Die ordentliche Revision ist zulässig, da keine Rechtsprechung des Verwaltungs­gerichtshofes zur Frage vorliegt, ob § 40 Abs. 2 in Verbindung mit § 40 Abs. 4 ZTG 1993 dahingehend zu verstehen ist, dass vor dem Inkrafttreten des ZTG 1993 abgelegte Prüfungen zur Erlangung der Befugnis eines Zivilingenieurs für Hochbau als Nachweis für die Erlangung der Befugnis eines Architekten gemäß ZTG 1993 ausreichen. Weiters fehlt eine Rechtsprechung des Verwaltungsge­richts­­hofes zur Frage, ob im Falle des Vorliegens der Voraussetzungen zur Verleihung der Befugnis trotz der Bestimmung des § 12 Abs. 1 ZTG vom Verwaltungsgericht in der Sache zu entscheiden und auszusprechen ist, dass die Befugnis verliehen wird bzw. wie in derartigen Fällen der Spruch des Verwaltungsgerichtes zu lauten hat.

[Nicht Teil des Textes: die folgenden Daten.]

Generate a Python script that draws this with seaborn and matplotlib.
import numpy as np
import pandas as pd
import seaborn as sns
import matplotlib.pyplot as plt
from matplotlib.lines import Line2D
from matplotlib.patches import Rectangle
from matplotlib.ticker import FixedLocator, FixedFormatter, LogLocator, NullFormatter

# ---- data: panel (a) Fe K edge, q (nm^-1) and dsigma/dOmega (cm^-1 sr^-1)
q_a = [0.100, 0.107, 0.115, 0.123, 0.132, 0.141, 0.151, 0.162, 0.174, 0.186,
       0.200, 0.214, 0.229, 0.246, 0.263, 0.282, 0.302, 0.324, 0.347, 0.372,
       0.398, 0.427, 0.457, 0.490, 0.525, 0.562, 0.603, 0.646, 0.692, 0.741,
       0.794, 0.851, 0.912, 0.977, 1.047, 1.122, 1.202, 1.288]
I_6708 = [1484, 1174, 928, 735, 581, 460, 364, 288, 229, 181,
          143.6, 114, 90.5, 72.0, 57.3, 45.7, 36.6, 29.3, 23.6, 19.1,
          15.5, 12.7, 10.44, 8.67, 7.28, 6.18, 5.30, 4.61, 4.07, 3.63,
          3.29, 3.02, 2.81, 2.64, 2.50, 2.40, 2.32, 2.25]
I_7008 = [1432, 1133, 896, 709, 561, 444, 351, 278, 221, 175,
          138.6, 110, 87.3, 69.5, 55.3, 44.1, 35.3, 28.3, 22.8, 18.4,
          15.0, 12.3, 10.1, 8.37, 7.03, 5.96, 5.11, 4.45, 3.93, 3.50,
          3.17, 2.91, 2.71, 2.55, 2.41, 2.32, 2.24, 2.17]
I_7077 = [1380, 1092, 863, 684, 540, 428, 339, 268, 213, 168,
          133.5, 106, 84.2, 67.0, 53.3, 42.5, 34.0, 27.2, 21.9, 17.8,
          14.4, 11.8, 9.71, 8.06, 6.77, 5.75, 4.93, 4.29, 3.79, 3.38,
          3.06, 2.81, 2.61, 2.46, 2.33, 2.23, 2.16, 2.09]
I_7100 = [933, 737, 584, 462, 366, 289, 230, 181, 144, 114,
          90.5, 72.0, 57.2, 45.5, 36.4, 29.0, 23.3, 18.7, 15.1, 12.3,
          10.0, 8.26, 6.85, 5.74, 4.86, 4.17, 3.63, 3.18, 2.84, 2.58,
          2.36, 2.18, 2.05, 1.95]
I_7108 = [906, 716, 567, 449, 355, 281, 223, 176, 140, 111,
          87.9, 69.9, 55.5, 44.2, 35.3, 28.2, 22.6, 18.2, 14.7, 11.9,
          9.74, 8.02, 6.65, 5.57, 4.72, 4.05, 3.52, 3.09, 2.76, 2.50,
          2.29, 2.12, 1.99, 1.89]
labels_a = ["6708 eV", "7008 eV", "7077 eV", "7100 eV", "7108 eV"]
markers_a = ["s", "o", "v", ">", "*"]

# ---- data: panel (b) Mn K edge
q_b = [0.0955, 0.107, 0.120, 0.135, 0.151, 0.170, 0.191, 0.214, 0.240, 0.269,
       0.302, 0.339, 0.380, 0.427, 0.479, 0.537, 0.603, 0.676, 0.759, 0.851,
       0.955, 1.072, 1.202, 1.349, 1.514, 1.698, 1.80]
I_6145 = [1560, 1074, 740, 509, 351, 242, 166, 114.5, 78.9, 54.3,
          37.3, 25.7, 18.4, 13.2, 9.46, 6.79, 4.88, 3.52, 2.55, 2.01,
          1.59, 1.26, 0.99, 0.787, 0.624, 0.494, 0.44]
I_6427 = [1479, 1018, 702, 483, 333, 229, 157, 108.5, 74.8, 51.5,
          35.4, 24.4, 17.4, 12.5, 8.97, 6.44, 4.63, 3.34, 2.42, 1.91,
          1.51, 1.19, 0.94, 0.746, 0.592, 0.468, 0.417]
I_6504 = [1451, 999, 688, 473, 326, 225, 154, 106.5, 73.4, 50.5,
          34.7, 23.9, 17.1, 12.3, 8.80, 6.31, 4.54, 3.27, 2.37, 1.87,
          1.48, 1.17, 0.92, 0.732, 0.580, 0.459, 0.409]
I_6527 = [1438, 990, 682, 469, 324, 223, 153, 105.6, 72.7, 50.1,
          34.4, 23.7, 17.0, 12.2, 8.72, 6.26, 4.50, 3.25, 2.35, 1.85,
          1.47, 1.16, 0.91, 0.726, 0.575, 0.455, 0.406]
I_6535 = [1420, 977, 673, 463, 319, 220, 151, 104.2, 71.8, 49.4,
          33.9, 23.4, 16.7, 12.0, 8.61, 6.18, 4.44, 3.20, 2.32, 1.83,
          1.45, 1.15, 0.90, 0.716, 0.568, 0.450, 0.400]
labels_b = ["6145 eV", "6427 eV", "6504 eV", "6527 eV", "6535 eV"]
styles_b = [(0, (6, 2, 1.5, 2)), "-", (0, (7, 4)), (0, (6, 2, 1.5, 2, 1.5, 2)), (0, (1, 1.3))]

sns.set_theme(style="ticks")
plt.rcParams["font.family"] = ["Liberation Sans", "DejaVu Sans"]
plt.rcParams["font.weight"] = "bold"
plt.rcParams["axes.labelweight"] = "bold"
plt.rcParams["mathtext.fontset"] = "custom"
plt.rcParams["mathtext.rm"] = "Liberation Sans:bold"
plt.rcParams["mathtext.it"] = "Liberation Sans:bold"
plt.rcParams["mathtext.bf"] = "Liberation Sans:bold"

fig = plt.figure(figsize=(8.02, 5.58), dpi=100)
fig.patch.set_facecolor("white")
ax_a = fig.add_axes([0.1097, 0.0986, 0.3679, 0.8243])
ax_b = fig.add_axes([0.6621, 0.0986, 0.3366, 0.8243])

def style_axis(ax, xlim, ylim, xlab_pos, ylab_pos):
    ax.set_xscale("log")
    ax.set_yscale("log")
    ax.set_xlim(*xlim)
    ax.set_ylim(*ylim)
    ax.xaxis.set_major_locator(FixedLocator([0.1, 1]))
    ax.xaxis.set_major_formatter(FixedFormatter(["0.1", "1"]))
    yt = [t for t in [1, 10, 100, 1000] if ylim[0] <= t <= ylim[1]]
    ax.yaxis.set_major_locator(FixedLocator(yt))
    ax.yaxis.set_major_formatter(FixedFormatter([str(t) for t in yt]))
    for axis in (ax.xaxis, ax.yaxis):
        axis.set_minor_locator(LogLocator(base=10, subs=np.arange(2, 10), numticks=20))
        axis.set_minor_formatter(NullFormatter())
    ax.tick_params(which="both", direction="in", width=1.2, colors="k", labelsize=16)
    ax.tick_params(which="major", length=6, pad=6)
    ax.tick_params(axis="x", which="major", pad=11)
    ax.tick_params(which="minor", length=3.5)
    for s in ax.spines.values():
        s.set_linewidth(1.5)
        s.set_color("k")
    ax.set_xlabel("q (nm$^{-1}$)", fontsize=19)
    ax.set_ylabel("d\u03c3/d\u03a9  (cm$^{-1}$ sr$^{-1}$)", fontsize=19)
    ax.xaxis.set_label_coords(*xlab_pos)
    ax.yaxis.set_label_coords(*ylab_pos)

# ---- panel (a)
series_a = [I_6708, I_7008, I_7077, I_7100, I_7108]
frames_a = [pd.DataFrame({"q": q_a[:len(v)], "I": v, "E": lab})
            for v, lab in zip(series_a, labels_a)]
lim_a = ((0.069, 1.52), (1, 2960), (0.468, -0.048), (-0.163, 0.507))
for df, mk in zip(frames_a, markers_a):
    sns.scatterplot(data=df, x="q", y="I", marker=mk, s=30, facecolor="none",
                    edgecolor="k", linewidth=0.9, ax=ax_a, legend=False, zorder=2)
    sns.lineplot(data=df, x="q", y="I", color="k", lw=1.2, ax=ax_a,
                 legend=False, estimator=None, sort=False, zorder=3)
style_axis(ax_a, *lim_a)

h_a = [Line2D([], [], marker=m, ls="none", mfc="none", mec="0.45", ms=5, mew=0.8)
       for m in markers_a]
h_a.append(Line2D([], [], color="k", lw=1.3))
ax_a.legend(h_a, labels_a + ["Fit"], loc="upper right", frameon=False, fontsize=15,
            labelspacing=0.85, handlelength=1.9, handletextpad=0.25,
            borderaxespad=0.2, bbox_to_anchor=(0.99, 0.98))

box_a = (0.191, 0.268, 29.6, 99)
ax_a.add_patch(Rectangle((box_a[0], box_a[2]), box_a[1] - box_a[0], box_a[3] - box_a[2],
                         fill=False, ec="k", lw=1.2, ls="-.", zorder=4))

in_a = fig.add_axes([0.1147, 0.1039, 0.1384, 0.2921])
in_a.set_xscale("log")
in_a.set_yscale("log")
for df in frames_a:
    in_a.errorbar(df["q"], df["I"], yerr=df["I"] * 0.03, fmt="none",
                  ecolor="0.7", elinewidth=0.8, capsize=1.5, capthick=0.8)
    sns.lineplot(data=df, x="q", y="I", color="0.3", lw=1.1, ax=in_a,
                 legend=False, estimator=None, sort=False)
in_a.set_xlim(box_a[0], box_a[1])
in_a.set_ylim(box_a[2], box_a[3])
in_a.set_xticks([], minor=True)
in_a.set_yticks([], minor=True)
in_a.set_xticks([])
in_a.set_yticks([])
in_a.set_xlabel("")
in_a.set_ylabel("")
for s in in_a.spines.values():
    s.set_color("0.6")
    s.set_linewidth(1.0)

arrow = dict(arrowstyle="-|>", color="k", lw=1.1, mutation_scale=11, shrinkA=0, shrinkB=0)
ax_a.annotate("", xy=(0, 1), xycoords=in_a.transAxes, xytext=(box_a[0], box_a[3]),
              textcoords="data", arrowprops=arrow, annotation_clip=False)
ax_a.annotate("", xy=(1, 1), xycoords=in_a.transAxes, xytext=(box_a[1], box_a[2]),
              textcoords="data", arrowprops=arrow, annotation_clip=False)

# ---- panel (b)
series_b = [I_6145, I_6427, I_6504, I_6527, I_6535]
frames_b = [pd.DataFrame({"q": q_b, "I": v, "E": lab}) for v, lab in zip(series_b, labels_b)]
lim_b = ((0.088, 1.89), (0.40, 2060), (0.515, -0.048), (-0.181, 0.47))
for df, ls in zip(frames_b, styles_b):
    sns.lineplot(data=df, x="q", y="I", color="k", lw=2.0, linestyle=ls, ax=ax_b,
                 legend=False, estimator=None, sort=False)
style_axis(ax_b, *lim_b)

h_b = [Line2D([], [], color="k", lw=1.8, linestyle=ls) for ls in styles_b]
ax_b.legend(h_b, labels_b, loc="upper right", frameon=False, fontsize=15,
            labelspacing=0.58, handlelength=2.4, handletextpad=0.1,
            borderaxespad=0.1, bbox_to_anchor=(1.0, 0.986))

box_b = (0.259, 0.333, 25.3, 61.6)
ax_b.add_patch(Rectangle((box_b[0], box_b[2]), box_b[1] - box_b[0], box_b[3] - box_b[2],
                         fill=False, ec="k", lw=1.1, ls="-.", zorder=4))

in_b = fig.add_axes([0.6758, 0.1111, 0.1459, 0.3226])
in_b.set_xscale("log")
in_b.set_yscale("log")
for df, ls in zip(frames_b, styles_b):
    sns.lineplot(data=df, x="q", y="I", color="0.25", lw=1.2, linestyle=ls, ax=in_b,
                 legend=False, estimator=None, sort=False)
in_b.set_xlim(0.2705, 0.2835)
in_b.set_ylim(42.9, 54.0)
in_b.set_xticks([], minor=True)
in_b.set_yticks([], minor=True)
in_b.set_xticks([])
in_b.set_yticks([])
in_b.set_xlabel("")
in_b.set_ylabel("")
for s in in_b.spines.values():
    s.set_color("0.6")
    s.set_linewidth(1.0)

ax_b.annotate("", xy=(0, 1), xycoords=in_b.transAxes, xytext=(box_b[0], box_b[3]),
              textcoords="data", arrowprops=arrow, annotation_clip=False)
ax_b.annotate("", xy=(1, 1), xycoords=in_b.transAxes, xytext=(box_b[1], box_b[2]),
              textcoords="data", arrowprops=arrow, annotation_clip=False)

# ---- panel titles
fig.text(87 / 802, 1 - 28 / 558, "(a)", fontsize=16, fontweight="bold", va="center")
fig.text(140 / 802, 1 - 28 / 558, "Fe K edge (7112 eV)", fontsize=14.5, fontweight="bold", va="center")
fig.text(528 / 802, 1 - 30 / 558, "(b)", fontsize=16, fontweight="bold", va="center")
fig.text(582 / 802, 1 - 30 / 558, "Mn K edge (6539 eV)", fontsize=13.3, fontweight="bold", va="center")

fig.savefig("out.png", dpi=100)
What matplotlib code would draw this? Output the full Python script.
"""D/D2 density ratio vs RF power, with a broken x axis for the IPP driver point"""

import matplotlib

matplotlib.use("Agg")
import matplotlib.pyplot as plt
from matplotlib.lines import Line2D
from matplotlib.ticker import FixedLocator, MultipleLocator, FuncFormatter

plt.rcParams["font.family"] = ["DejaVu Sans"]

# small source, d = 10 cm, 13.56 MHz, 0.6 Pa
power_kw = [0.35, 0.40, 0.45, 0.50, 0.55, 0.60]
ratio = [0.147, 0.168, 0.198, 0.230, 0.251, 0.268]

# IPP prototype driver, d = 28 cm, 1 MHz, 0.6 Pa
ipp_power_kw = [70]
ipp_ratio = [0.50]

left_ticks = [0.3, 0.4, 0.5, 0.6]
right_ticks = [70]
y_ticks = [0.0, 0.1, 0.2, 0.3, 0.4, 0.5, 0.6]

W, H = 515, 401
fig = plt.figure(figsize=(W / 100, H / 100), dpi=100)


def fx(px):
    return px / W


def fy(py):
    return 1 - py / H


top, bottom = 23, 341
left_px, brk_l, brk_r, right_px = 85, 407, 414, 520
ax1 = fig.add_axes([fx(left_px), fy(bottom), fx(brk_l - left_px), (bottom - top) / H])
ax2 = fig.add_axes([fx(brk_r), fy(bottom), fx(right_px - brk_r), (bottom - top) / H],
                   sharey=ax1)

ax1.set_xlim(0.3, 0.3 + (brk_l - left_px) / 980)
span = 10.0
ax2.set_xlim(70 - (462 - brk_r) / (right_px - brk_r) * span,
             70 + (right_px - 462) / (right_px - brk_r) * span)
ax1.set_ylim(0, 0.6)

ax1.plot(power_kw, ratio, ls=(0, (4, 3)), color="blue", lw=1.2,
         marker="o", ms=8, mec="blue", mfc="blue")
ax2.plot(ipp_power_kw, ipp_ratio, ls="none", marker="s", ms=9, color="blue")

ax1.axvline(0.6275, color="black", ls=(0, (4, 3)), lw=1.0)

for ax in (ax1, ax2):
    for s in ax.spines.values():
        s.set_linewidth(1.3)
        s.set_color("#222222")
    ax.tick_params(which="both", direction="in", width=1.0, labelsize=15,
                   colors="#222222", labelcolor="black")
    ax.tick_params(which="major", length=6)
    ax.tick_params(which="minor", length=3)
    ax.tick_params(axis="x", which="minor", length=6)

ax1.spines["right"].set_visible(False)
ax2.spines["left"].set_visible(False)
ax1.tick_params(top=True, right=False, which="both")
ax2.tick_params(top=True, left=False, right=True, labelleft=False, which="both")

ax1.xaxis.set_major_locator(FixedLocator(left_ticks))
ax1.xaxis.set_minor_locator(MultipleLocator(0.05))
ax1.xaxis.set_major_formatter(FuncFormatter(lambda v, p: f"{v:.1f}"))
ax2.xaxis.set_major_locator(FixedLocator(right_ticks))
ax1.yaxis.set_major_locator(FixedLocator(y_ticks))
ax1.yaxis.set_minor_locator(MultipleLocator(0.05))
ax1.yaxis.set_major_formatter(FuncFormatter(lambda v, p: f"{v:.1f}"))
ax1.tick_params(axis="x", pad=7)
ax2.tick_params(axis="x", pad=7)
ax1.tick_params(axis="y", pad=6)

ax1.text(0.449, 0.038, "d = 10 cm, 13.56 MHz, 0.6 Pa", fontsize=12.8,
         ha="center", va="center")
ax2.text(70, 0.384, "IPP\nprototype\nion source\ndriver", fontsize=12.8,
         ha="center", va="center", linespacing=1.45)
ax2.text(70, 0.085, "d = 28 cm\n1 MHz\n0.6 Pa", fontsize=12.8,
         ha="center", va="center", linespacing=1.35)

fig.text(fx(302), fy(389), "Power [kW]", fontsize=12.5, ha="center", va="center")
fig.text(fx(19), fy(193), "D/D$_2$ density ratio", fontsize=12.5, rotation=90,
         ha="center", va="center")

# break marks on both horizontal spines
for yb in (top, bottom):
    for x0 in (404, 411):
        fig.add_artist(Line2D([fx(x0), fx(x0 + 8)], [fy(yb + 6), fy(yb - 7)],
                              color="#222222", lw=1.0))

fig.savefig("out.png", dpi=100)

R e c h t s m i t t e l b e l e h r u n g

Gegen dieses Erkenntnis besteht innerhalb von sechs Wochen ab dem Tag der Zustellung die Möglichkeit der Erhebung einer Beschwerde beim Verfassungs­gerichtshof und/oder einer ordentlichen Revision beim Verwaltungsgerichtshof. Eine Beschwerde an den Verfassungsgerichtshof ist unmittelbar bei diesem einzubringen, eine Revision an den Verwaltungsgerichtshof beim Landes­verwaltungsgericht Oberösterreich. Die Abfassung und die Einbringung einer Beschwerde bzw. einer Revision müssen durch einen bevollmächtigten Rechts­anwalt bzw. eine bevollmächtigte Rechtsanwältin erfolgen. Für die Beschwerde bzw. Revision ist eine Eingabegebühr von je 240,- Euro zu entrichten.